Each line from the line with "Write a Python" to the line with "import pandas as pd", inclusive, is to be repeated exactly; no other line and no picture belongs in the copy.

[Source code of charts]
::::

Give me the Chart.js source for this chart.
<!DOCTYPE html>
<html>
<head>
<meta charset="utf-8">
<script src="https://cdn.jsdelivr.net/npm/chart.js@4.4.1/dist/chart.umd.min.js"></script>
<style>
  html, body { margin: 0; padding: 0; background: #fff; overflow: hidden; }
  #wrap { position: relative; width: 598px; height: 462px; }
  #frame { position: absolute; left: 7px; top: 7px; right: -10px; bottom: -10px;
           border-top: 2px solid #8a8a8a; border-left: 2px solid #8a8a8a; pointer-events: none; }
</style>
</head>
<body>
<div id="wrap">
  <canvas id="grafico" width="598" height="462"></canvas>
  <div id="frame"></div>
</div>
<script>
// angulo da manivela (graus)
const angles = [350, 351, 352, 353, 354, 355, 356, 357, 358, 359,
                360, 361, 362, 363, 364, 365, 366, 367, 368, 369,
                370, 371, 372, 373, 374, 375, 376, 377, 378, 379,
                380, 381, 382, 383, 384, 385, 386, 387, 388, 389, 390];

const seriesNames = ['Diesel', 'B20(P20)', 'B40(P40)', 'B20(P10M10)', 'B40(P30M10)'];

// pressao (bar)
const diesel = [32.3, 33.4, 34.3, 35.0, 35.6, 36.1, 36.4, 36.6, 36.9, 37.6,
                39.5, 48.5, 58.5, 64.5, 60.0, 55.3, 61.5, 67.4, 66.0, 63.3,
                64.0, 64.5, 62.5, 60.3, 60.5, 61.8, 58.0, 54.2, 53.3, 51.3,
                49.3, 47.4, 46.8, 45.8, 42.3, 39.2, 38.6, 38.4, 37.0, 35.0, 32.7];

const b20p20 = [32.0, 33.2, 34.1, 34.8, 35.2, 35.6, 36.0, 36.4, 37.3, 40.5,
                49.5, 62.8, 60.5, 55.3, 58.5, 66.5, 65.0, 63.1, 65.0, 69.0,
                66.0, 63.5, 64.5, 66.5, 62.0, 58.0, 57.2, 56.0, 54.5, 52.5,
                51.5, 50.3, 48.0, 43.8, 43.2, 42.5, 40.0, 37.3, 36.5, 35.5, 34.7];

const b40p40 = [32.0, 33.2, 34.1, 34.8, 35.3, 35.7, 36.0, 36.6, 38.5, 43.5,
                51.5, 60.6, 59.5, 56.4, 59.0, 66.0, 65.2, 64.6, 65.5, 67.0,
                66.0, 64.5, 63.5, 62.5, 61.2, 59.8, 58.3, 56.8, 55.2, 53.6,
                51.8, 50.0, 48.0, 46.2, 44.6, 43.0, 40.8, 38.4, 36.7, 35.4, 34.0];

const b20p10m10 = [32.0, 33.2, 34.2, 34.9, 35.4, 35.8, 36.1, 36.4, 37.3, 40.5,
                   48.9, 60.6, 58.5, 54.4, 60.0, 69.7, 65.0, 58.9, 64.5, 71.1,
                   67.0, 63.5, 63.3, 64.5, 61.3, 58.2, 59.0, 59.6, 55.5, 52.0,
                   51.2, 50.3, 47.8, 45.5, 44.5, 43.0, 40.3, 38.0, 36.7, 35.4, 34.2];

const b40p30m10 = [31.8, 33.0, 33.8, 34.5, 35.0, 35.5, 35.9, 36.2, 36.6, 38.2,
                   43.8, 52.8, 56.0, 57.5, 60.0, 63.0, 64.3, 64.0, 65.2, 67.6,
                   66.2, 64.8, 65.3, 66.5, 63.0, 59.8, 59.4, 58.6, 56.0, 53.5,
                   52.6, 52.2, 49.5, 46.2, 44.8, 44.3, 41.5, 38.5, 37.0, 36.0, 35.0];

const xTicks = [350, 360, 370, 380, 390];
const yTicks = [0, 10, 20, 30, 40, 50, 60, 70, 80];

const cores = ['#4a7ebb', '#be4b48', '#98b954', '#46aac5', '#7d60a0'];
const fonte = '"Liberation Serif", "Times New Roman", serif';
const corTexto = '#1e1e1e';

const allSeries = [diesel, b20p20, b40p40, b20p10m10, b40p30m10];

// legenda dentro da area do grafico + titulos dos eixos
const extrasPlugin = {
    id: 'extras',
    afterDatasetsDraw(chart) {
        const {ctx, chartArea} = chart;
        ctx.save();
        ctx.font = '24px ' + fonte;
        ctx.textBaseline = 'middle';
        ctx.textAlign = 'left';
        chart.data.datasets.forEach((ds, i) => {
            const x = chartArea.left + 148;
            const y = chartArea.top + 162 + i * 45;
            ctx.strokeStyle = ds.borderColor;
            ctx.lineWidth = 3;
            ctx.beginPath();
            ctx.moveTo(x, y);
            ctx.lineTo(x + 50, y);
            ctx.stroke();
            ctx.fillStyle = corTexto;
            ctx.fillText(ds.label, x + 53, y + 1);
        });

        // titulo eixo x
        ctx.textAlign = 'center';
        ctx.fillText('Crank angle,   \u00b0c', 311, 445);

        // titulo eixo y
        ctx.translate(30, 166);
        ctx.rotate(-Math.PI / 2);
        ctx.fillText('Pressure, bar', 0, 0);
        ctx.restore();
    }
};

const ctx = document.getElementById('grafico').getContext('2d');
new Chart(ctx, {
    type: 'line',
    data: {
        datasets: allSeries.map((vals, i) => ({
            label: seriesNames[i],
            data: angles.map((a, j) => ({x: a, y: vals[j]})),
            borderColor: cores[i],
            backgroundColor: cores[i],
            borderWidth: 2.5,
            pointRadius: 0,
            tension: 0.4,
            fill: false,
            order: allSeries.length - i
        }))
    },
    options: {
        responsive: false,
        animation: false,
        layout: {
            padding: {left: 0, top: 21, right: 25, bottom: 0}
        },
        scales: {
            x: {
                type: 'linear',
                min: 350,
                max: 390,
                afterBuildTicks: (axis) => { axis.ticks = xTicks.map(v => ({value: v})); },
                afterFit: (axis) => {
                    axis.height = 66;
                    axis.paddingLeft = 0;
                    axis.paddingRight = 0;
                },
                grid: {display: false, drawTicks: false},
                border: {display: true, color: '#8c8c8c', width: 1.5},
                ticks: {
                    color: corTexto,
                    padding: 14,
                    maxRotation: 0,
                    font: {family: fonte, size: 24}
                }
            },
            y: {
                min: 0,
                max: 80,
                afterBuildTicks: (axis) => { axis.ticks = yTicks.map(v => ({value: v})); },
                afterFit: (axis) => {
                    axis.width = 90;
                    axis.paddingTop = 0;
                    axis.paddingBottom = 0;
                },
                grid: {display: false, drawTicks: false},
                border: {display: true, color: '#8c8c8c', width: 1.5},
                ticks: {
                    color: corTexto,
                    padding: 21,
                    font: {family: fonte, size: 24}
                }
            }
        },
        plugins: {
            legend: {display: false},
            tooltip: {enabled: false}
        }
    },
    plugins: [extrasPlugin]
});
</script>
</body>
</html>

::::

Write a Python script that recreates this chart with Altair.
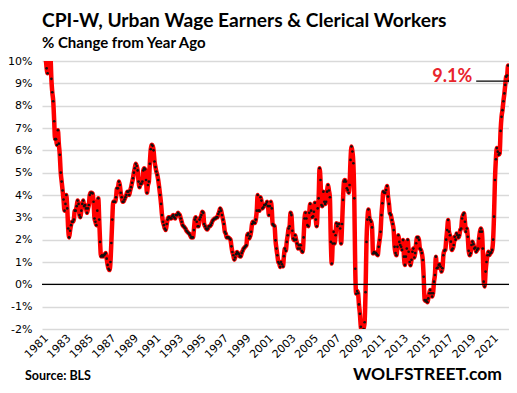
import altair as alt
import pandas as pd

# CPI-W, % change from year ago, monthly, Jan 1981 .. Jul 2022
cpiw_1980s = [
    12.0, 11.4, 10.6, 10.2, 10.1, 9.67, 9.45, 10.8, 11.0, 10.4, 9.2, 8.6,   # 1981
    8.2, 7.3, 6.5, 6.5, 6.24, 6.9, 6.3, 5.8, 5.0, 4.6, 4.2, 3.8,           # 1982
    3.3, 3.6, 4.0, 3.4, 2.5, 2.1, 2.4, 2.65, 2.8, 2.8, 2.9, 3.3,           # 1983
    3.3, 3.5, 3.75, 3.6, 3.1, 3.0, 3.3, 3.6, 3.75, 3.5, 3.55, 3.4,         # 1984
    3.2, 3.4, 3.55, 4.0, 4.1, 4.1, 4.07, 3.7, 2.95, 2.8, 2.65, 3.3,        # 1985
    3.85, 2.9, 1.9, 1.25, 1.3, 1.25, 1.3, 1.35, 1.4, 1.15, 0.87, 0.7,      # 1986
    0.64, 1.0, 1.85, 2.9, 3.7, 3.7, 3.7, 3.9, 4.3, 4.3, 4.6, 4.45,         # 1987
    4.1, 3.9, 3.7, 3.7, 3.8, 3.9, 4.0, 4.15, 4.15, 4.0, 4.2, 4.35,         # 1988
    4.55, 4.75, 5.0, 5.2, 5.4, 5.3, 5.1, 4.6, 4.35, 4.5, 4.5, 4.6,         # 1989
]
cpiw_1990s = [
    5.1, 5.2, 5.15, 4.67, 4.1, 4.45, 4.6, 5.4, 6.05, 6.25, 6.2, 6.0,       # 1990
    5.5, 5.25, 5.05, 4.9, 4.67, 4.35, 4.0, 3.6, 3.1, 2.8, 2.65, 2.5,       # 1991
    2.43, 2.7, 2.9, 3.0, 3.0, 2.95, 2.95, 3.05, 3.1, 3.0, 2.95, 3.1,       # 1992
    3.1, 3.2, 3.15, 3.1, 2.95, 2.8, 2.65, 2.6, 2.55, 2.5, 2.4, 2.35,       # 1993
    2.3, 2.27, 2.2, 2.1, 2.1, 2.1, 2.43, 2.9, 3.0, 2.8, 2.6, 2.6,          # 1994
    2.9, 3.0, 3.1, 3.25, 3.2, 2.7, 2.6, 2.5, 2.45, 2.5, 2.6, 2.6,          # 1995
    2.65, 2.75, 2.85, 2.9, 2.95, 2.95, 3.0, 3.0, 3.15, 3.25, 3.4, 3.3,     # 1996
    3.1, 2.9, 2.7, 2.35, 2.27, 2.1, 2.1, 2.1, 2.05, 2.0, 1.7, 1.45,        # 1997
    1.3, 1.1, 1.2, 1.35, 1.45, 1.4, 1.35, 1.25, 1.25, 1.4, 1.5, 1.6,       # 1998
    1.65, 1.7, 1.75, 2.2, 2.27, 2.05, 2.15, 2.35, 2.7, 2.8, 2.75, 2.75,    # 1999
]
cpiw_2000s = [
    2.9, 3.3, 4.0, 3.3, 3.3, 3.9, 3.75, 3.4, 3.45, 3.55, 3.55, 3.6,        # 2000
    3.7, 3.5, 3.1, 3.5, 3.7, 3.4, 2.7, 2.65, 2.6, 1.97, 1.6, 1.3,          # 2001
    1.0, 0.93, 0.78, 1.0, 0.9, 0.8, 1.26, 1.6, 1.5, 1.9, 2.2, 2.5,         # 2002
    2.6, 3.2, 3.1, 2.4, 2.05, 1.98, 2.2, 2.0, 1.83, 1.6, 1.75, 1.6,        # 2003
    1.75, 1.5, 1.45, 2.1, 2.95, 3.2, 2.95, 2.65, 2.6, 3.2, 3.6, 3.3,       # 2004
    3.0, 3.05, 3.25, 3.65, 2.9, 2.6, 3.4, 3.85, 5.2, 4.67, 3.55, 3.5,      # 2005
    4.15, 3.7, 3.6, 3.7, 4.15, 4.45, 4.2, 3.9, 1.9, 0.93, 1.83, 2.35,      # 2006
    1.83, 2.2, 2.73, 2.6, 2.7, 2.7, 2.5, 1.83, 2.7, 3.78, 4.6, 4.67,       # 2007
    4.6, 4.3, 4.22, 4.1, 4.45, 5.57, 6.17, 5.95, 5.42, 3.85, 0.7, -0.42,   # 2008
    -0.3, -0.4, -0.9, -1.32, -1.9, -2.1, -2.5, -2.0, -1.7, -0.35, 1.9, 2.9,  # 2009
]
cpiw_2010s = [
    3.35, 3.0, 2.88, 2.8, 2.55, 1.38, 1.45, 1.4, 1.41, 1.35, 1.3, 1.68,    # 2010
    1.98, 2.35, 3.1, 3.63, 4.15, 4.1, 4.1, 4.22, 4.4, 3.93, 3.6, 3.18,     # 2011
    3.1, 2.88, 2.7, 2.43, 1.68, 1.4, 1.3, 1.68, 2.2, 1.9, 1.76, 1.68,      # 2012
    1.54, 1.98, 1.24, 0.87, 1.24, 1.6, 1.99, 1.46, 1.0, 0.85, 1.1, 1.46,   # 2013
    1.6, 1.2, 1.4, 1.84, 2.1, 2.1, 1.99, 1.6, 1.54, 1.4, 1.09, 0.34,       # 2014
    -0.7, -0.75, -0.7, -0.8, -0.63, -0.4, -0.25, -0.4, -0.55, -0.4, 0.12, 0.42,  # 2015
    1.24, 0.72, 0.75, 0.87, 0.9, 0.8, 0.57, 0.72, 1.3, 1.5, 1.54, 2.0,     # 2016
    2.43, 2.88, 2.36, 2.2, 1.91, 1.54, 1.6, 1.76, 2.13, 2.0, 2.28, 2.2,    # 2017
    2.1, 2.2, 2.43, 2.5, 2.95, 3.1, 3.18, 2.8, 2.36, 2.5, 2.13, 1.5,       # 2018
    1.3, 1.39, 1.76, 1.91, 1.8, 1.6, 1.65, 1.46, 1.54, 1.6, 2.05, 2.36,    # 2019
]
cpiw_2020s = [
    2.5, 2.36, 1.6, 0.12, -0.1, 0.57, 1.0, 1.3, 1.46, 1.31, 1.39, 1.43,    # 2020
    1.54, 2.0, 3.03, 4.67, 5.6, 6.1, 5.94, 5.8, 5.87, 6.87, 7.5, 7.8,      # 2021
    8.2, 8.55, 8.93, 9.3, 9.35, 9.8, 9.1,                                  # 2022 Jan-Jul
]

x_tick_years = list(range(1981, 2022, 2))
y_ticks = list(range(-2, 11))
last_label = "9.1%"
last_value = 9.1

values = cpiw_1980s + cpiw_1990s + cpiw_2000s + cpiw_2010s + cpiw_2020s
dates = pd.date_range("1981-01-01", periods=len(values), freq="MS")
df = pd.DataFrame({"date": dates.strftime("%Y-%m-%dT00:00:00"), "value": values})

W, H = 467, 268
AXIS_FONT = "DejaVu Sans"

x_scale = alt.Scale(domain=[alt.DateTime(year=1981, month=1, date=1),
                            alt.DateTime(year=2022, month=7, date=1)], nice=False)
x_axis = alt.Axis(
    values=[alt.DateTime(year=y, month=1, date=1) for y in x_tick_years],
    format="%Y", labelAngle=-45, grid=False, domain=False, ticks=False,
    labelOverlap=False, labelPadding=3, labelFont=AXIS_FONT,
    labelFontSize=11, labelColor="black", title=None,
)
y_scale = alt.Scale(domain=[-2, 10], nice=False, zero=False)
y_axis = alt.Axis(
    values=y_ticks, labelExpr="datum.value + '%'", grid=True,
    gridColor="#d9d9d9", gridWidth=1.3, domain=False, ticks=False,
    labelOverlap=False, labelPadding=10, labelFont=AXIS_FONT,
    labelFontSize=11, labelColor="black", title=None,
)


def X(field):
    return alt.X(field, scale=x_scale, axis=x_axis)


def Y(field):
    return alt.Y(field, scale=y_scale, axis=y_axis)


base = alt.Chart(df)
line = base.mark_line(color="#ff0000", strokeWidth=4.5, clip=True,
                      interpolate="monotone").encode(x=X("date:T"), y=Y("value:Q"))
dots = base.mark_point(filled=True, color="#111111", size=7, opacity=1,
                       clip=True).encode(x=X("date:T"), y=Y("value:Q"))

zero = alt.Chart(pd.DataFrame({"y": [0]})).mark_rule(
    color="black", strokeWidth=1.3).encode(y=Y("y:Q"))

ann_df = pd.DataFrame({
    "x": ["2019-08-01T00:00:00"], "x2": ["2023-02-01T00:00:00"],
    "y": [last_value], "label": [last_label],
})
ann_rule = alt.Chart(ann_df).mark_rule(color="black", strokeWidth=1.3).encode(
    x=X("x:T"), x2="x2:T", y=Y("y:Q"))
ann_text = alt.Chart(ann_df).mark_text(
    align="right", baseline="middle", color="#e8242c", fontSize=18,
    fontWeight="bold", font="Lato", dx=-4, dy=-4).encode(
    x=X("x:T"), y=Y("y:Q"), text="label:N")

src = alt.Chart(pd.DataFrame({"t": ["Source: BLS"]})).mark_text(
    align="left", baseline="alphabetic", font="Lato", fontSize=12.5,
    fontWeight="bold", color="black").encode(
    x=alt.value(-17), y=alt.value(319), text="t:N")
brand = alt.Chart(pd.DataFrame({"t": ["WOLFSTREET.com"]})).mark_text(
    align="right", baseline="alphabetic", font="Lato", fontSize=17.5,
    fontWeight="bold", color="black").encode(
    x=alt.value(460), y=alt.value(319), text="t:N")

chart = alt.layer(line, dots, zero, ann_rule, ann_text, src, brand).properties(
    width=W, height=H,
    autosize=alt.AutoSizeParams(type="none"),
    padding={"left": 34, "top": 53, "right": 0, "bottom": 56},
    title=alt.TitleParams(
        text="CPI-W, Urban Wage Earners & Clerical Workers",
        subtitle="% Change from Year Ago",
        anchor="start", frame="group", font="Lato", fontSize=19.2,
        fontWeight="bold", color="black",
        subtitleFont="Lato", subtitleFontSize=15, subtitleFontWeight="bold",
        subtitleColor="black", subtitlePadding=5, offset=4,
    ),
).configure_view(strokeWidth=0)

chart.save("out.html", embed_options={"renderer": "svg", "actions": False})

::::

Exercise solution:
Write a Python script that recreates this chart with Altair.
import altair as alt
import pandas as pd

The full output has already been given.